Exercise description: Search the material for the string "code", then return every line where it is found.

○ ○ ○ ○ ○

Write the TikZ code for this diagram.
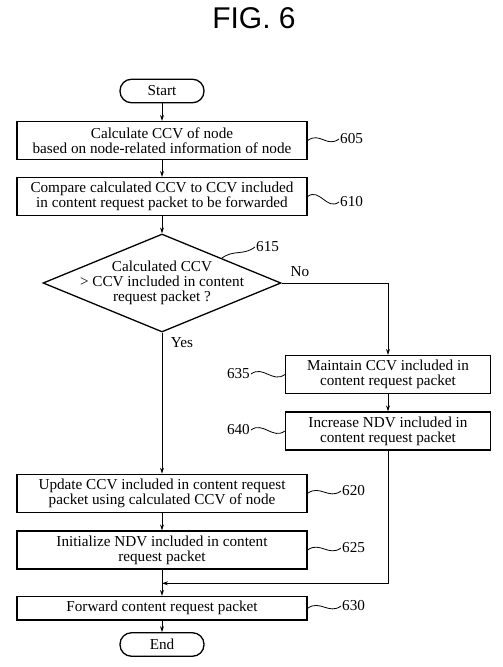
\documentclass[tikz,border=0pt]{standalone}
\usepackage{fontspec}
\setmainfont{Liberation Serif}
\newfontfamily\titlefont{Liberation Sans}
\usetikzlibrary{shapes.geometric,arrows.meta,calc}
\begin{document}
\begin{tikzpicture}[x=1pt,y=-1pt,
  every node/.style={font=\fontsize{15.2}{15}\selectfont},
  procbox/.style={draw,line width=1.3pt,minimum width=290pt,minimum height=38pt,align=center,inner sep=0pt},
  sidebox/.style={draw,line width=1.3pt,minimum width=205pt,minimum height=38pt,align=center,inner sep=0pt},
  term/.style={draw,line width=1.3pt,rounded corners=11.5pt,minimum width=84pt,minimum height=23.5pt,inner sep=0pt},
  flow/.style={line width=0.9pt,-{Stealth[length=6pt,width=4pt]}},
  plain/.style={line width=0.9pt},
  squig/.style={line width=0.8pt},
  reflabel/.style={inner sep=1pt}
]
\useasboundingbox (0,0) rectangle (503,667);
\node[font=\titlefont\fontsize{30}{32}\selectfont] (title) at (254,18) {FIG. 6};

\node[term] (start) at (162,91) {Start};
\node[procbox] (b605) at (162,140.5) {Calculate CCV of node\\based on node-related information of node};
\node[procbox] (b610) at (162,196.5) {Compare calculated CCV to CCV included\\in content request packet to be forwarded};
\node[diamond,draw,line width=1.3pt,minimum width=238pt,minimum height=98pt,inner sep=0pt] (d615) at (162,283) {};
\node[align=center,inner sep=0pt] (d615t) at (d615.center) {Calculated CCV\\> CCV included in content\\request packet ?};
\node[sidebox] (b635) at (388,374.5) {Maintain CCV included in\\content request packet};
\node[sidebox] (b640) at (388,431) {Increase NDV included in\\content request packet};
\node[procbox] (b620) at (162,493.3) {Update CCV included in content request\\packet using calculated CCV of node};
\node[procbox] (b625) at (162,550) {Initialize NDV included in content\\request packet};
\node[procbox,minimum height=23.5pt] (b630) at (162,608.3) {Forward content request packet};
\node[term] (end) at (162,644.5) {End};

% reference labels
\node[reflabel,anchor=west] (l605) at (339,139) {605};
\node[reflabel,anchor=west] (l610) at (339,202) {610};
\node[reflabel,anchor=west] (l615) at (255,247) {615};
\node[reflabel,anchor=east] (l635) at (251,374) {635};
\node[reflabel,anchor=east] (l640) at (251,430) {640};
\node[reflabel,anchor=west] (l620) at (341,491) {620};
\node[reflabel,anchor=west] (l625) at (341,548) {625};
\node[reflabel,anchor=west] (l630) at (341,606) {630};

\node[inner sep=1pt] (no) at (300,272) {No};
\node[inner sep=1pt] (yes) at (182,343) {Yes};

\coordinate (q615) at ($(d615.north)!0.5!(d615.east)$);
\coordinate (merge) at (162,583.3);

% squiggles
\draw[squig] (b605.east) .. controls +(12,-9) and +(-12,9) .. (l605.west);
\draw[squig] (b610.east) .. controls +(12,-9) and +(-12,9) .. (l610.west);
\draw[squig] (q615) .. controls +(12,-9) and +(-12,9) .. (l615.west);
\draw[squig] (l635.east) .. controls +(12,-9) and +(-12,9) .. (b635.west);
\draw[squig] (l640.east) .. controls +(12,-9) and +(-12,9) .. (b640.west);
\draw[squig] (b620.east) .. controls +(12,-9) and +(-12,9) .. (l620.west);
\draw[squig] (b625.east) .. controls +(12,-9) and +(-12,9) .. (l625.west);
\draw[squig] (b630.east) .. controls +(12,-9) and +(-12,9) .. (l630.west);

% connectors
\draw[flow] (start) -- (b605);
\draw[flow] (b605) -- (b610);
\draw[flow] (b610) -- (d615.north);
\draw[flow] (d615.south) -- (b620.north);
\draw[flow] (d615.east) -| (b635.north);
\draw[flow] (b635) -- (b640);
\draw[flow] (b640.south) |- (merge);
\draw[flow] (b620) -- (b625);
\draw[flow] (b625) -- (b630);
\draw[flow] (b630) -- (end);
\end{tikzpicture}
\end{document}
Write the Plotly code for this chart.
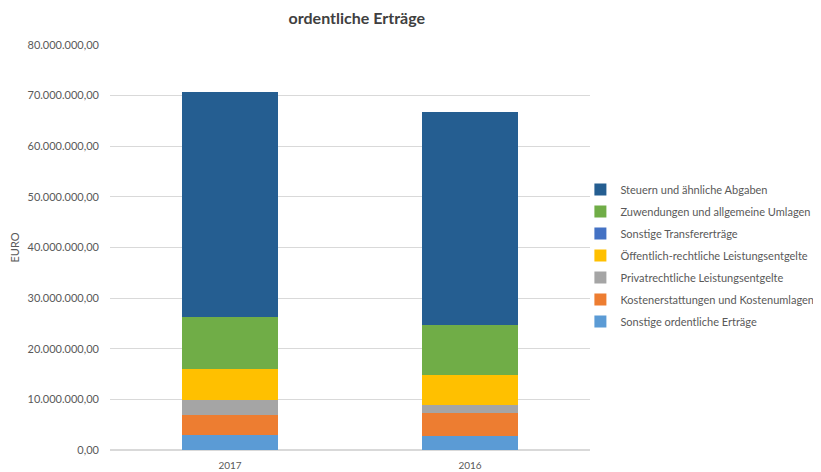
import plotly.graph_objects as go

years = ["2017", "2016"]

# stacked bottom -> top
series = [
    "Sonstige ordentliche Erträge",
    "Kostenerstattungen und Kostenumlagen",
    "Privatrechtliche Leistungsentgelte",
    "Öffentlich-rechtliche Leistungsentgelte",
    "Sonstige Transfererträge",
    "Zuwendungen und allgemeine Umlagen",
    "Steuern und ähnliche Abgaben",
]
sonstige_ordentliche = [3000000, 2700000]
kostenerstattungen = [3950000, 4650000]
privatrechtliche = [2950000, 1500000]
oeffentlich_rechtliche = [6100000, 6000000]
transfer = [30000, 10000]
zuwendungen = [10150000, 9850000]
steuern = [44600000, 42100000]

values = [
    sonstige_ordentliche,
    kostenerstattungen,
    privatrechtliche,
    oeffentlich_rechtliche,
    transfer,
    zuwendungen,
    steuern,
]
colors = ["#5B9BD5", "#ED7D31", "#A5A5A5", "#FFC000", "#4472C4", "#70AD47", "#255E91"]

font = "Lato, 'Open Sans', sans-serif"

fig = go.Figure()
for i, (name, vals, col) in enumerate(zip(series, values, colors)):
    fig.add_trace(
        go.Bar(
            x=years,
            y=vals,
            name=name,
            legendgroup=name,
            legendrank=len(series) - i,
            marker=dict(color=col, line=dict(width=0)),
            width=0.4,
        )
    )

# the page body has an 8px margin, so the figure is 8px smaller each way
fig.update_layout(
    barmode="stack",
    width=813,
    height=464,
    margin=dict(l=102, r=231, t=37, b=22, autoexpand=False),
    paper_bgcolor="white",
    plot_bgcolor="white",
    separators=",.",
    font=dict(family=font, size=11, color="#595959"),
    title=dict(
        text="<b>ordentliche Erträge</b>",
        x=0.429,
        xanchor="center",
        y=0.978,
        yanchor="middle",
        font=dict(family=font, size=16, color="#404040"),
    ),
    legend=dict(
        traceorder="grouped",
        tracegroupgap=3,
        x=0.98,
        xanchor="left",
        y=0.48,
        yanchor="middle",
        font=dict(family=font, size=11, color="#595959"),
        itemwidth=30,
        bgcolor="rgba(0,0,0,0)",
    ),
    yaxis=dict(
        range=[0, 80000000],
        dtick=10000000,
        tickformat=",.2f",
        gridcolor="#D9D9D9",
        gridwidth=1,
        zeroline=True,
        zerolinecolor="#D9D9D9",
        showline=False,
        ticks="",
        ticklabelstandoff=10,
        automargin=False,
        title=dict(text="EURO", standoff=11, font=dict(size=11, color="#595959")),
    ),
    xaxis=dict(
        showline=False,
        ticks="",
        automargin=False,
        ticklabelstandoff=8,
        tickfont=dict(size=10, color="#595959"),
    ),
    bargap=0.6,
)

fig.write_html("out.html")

○ ○ ○ ○ ○

Response below:
Write the TikZ code for this diagram.
Write the Plotly code for this chart.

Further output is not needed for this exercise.